The Port of Rotterdam has recently announced that it has developed a new Internet of Things (IoT) platform as part of an initiative to further pursue safety and efficiency.
Geo-political changes, sustainability concerns and technologies such as Artificial Intelligence (AI) and blockchain are having a profound impact on the way global supply chains operate. The Port of Rotterdam and BlockLab look at blockchain’s potential in an exclusive technical paper.
PTI’s Smart Digital Ports of the Future Conference (#SDP19) will be held in Rotterdam between the 4-6 November 2019.
Ports of Antwerp, Belgium
The Port of Antwerp is Europe’s second-largest seaport, after Rotterdam.
The port is located at the intersection of Europe’s three main rail corridors. The port is directly linked to the pan-European barge transport network due to its place in the centre of the Scheldt-Maas-Rhine-delta. Accordingly, 60% of European consumption centers are within the Port of Antwerp 800 km radius.
It stands at the upper end of the Scheldt tidal estuary. The estuary can be navigated by ships over 100,000 Gross Tons up to 80 km inland.
In 2018, Port of Antwerp handled over 200 million tonnes and 14,595 sea-going vessels. In the same year, the Port welcomed the first Silk Road train.
Ports of Hamburg, Germany.
The port of Hamburg is Germany’s biggest seaport, the third biggest container port in Europe and the 19th biggest container port in the world.
The Port is of critical importance for supplies to European domestic markets with a consumer population of up to 450 million.
The Port of Hamburg handles approximately 8,000 ship calls per year. It offers nearly 300 berths and a total of 43 kilometers of quay for seagoing ships, more than 2,300 freight trains per week, four state-of – the-art container terminals, three cruise terminals and around 50 installations specialized in roro and breakbulk handling and all types of bulk cargo, along with around 7,300 logistics businesses within town boundaries–these are just about 7,300 logistics firms.
The quay walls of Germany’s biggest seaport were crossed by 135,1 million tonnes of cargo in 2018. This included approximately 8.7 million TEU.
The Hamburg Port Authority (HPA) has set itself the goal of transforming the Hamburg Port into a smartPORT in the coming years.
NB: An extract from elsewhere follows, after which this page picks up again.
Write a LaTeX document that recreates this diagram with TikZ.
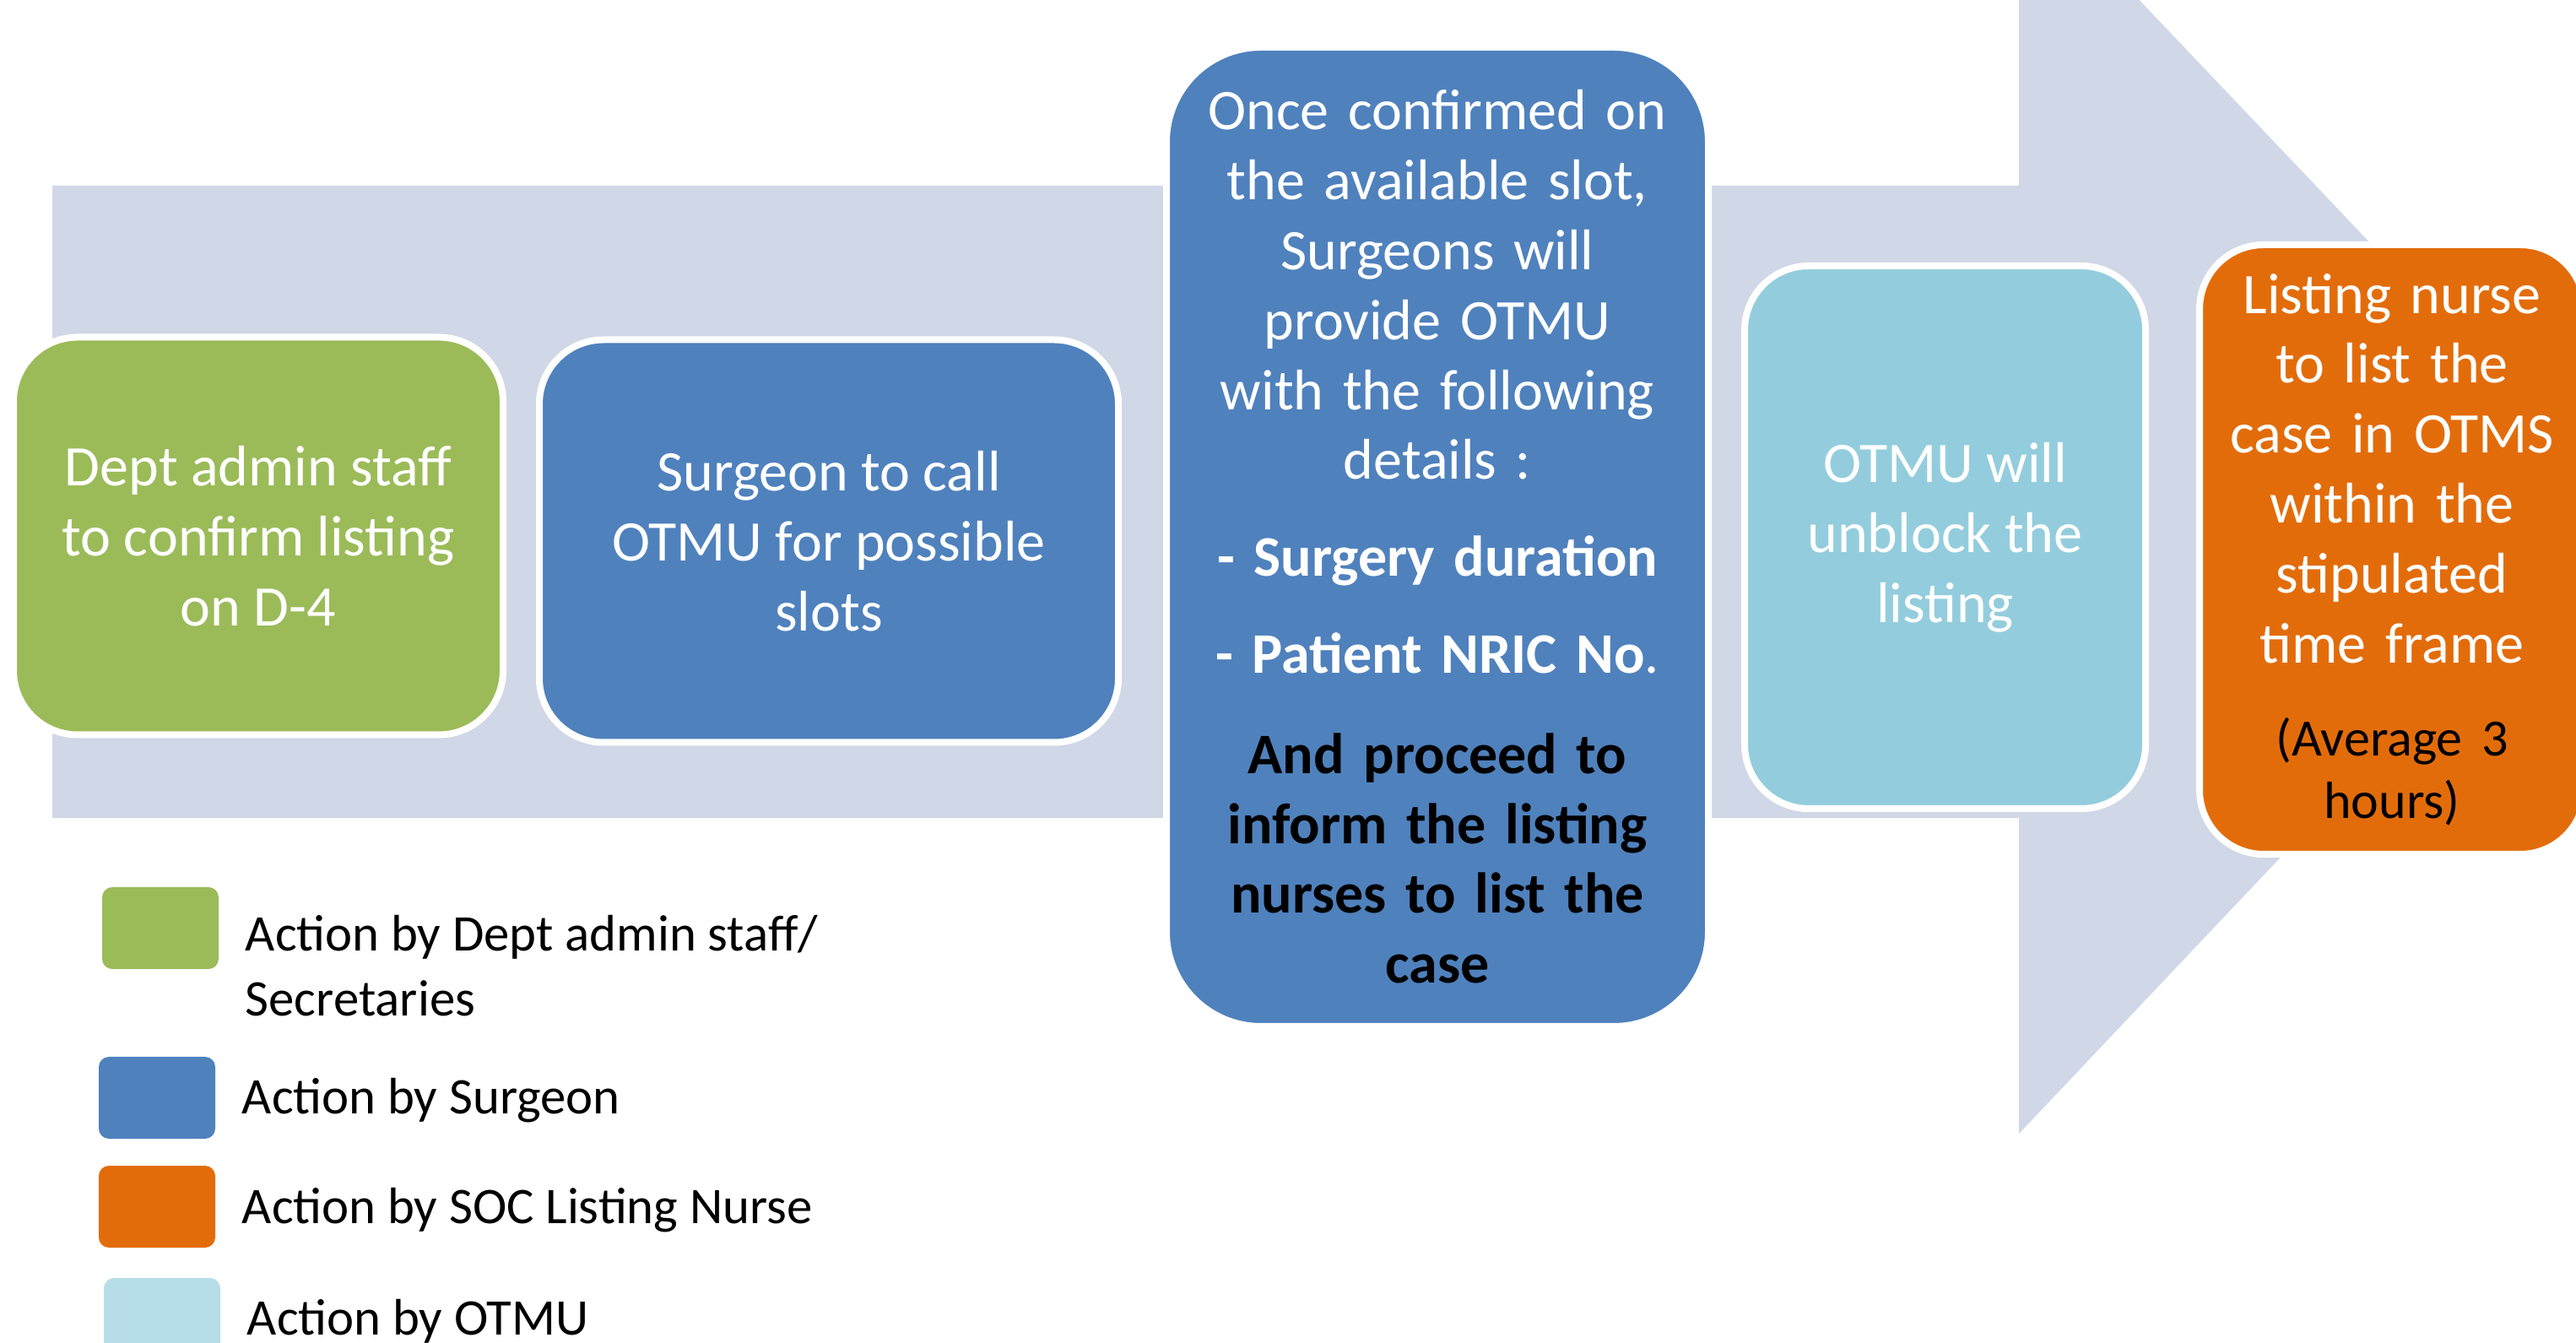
\documentclass[tikz,border=0pt]{standalone}
\usepackage{fontspec}
\setmainfont{Carlito}
\definecolor{arrowbg}{HTML}{D0D7E6}
\definecolor{admingreen}{HTML}{9BBB59}
\definecolor{surgeonblue}{HTML}{4F81BD}
\definecolor{otmublue}{HTML}{93CDDD}
\definecolor{otmulegend}{HTML}{B7DEE8}
\definecolor{nurseorange}{HTML}{E36C0A}
\tikzset{
  stepbox/.style={draw=white, line width=2pt, rounded corners=19pt, inner sep=0pt,
    align=center, text=white, font=\fontsize{17}{20.7}\selectfont},
  keybox/.style={rounded corners=3pt, minimum width=34.5pt, minimum height=24.25pt, inner sep=0pt},
  keytext/.style={anchor=west, align=left, inner sep=0pt, text=black, font=\fontsize{15.2}{19.25}\selectfont}
}
\begin{document}
\begin{tikzpicture}[x=0.25pt,y=-0.25pt]
\useasboundingbox (0,0) rectangle (3052,1591);
\begin{scope}
\clip (0,0) rectangle (3052,1591);
% background process arrow
\fill[arrowbg] (62,220) -- (2392,220) -- (2392,-150) -- (3100,595) -- (2392,1343)
  -- (2392,969) -- (62,969) -- cycle;

% process steps
\node[stepbox, fill=admingreen, minimum width=145pt, minimum height=117.75pt]
  (s1) at (306,635) {Dept admin staff\\to confirm listing\\on D-4};
\node[stepbox, fill=surgeonblue, minimum width=171.5pt, minimum height=119.25pt]
  (s2) at (982,641) {Surgeon to call\\OTMU for possible\\slots};
\node[stepbox, fill=surgeonblue, rounded corners=28pt, text width=160.5pt, minimum height=290pt]
  (s3) at (1703,636) {Once confirmed on\\the available slot,\\Surgeons will\\provide OTMU\\with the following\\details :\\[8pt]
  \textbf{- Surgery duration}\\[8pt]\textbf{- Patient NRIC No}.\\[9pt]
  {\color{black}\bfseries And proceed to\\inform the listing\\nurses to list the\\case\par}};
\node[stepbox, fill=otmublue, minimum width=118.75pt, minimum height=160.75pt]
  (s4) at (2304.5,636.5) {OTMU will\\unblock the\\listing};
\node[stepbox, fill=nurseorange, text width=114pt, minimum height=180.5pt]
  (s5) at (2834,651) {Listing nurse\\to list the\\case in OTMS\\within the\\stipulated\\time frame\par
  \vspace{9pt}{\color{black}\fontsize{15.5}{18.5}\selectfont (Average 3\\hours)\par}};

% legend
\node[keybox, fill=admingreen] (k1) at (190,1099.5) {};
\node[keytext] (t1) at (290,1144.5) {Action by Dept admin staff/\\Secretaries};
\node[keybox, fill=surgeonblue] (k2) at (186,1300.5) {};
\node[keytext] (t2) at (286,1304) {Action by Surgeon};
\node[keybox, fill=nurseorange] (k3) at (186,1429.5) {};
\node[keytext] (t3) at (286,1434) {Action by SOC Listing Nurse};
\node[keybox, fill=otmulegend] (k4) at (192,1562.5) {};
\node[keytext] (t4) at (292,1565) {Action by OTMU};
\end{scope}
\end{tikzpicture}
\end{document}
The Port recently saw its inland and hinterland cargo traffic grow by 12.1% – 2.57 million tons – in the first quarter of 2019, according to its latest financial results.
Ports of Bremen-Bremerhaven, Germany
The Ports of Bremen is the fourth busiest container ports in Europe and the 16th biggest ports worldwide. It consist of the commercial ports in Bremen and Bremerhaven.
The two twin ports, operated by Bremenports GmbH & Co. KG, is located in the north-west of Germany. the Port handled 4.9 million TEU’s, and over 48 million tons in 2010.
The port, has an operating area of 90 hectares and it features four Terminals, 14 Berths and has a Quay Length 3.9 kilometers
The ports have recently joined more the 80 companies, organizations and politicians in signing on to campaign to ban heavy fuel oil (HFO) from Arctic shipping.
Ports of Felixstowe, UK
The Ports of Felixstowe is the largest and busiest container port in Britain, and one of Europe’s largest.
The port handles more than 4 million TEUs and welcomes around 3,000 ships each year, including today’s biggest container vessels floating –crucially, the port offers some of the deepest water close to any European port’s open ocean. Felixstowe operates around 17 shipping lines, providing 33 services to and from more than 700 ports around the globe.
Felixstowe plays a crucial role in maintaining UK trade moving, along with its unrivaled rail and highway connections linking the port to distribution hubs in the Midlands and elsewhere in the UK, delivering actual advantages to clients, the community and the sector.
The Port is located in one of the best lactation to import and export products in the UK. It is close to the primary European shipping routes within the Hamburg-Le Havre range as well as nearer to the Sunk Pilot Station than any other port.
Hutchison Ports, a subsidiary of CK Hutchison Holdings Ltd (CK Hutchison), owns and operates the Port of Felixstowe.
With uncertainty over Brexit still looming, the Port of Felixstowe has recently announced an agreement with Danish ferry operator DFDS to increase its roll-on/roll-off (ro/ro) capacity by over 40%.